Lee is a member of a college team that last week won the inaugural Indie Game Challenge for video game creation in the non-professional category, at a conference in Las Vegas and will now share a $100,000 prize with four of his classmates.

A 2004 graduate of Cardinal Newman High School, Lee designed the character, graphics and music for the game “Gear,” which was the Grand Prize Winner.

Lee is a junior at Digipen Institute of Technology in Redmond, Wash,, where he is studying coding for video games. He intends to pursue a career in graphic programming.

Digipen shares a building with Nintendo. Some of the institute's faculty are current or former employees for the gaming company, or for nearby Microsoft.

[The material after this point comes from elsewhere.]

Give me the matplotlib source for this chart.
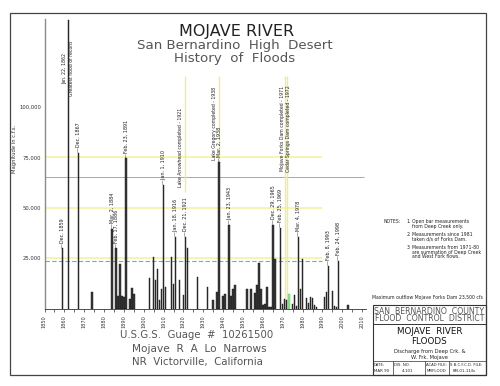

One of the first things Lee intends to do with his share of the winnings is to replace his 2005 computer, a comparative dinosaur.

“I'm probably going to buy a new laptop for programming at school and a Playstation 3 since I may be programming games for it in the future. I'll keep the rest around for getting through my last year of school,“ he said Monday.

Lee has always liked video games, since he was a tiny boy.

“We're convinced he taught himself to read so he could figure out how to play Mario Brothers,” said his mother, Peggy Lee, a registered nurse in the oncology department of Santa Rosa Kaiser.

Lee's father, Jim, also works for Kaiser, as a physician in internal medicine.

“I believe I was playing (video games)when I was three,” Brian said, adding “I don't know that there's a whole lot of reading in Mario Brothers.”

Growing up, his parents said he had an interest in science and music and played keyboards and piano.

He used some of his music background to create the soundtrack for “Gear,” described as a two-dimensional game in which the player controls a robot with the ability to change its hand into a gear. The player has to swing around sockets, ride on rails, swim and even rotate the world in order to get through ten unique levels and beat the “boss.”

A preview of the game can be seen at indiegamechallenge.com. It can be downloaded for free at b-lee.net/gear.

The event in Las Vegas was sponsored by the Academy of Interactive Arts and Sciences, Game Stop Corp. and The Guildhall at Southern Methodist University.

More than 250 entries were received for the contest.

The winning entries were announced at the conclusion of the Design, Innovate, Communicate, Entertain Summit at Red Rock Resort and Casino.

“All finalists got a meeting with publishers and developers,” Lee said, adding that the Grand prize win may lead to internships and job opportunities for the team members when they graduate.

“It's nothing concrete, but I have a big stack of business cards,” he said.